▶ _TASK DETAILS_: Write out all the entries word for word and omit any pictures.

— Start MATERIAL FOR THIS TASK —

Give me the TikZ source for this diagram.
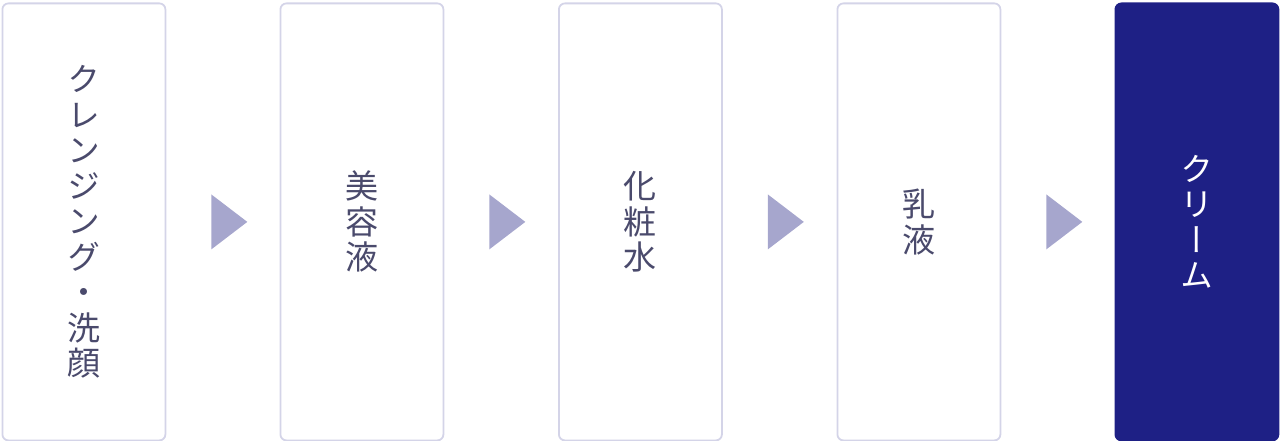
\documentclass[tikz,border=0pt]{standalone}
\usepackage{fontspec}
\newfontfamily\jp[RawFeature=+vert]{Noto Sans CJK JP}
\usetikzlibrary{calc}
\definecolor{txtc}{HTML}{4A4A6C}
\definecolor{bordc}{HTML}{D4D4E8}
\definecolor{arrc}{HTML}{A6A6CD}
\definecolor{navy}{HTML}{1E2085}
\tikzset{
  stepbox/.style={draw=bordc, line width=1.8pt, fill=white, rounded corners=6pt,
    minimum width=163pt, minimum height=437pt, inner sep=0pt, anchor=north west,
    text=txtc, align=center, font=\jp\fontsize{33}{35.5}\selectfont},
  lastbox/.style={stepbox, draw=navy, fill=navy, text=white},
  tri/.style={fill=arrc}
}
\begin{document}
\begin{tikzpicture}[x=1pt,y=-1pt]
\useasboundingbox (0,0) rectangle (1280,441);
\node[stepbox] (b1) at (1.5,2.5) {ク\\レ\\ン\\ジ\\ン\\グ\\・\\洗\\顔};
\node[stepbox] (b2) at (279.5,2.5) {美\\容\\液};
\node[stepbox] (b3) at (558,2.5) {化\\粧\\水};
\node[stepbox] (b4) at (836.5,2.5) {乳\\液};
\node[lastbox] (b5) at (1114.5,2.5) {ク\\リ\\ー\\ム};
\foreach \a/\b in {b1/t1,b2/t2,b3/t3,b4/t4}{
  \coordinate (\b) at ($(\a.east)+(45,0)$);
  \fill[tri] (\b) ++(0,-27.5) -- ++(36,27.5) -- ++(-36,27.5) -- cycle;
}
\end{tikzpicture}
\end{document}
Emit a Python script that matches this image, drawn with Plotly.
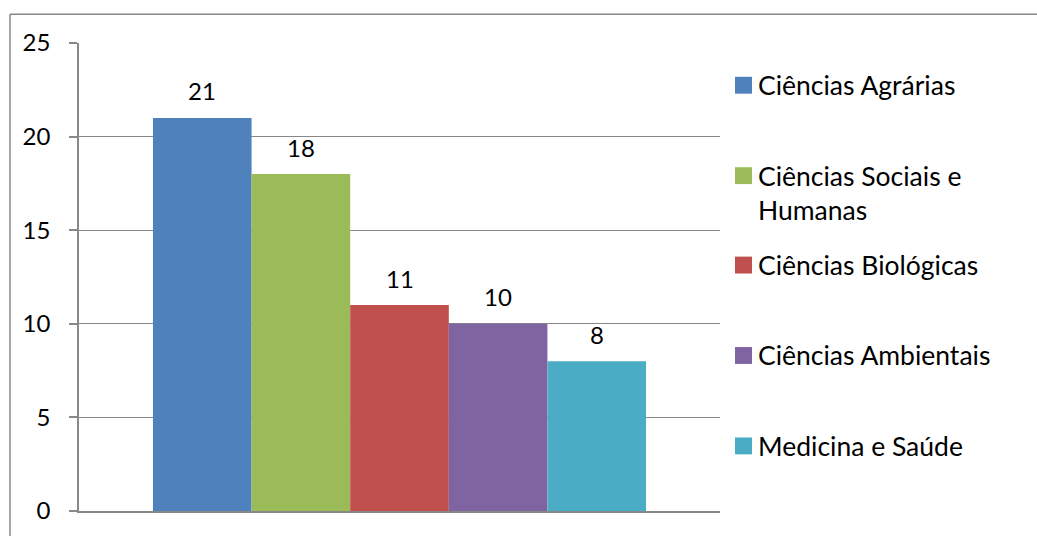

— End MATERIAL FOR THIS TASK —

▶ _REPLY_:
Give me the TikZ source for this diagram.
\documentclass[tikz,border=0pt]{standalone}
\usepackage{fontspec}
\newfontfamily\jp[RawFeature=+vert]{Noto Sans CJK JP}
\usetikzlibrary{calc}
\definecolor{txtc}{HTML}{4A4A6C}
\definecolor{bordc}{HTML}{D4D4E8}
\definecolor{arrc}{HTML}{A6A6CD}
\definecolor{navy}{HTML}{1E2085}
\tikzset{
  stepbox/.style={draw=bordc, line width=1.8pt, fill=white, rounded corners=6pt,
    minimum width=163pt, minimum height=437pt, inner sep=0pt, anchor=north west,
    text=txtc, align=center, font=\jp\fontsize{33}{35.5}\selectfont},
  lastbox/.style={stepbox, draw=navy, fill=navy, text=white},
  tri/.style={fill=arrc}
}
\begin{document}
\begin{tikzpicture}[x=1pt,y=-1pt]
\useasboundingbox (0,0) rectangle (1280,441);
\node[stepbox] (b1) at (1.5,2.5) {ク\\レ\\ン\\ジ\\ン\\グ\\・\\洗\\顔};
\node[stepbox] (b2) at (279.5,2.5) {美\\容\\液};
\node[stepbox] (b3) at (558,2.5) {化\\粧\\水};
\node[stepbox] (b4) at (836.5,2.5) {乳\\液};
\node[lastbox] (b5) at (1114.5,2.5) {ク\\リ\\ー\\ム};
\foreach \a/\b in {b1/t1,b2/t2,b3/t3,b4/t4}{
  \coordinate (\b) at ($(\a.east)+(45,0)$);
  \fill[tri] (\b) ++(0,-27.5) -- ++(36,27.5) -- ++(-36,27.5) -- cycle;
}
\end{tikzpicture}
\end{document}
Emit a Python script that matches this image, drawn with Plotly.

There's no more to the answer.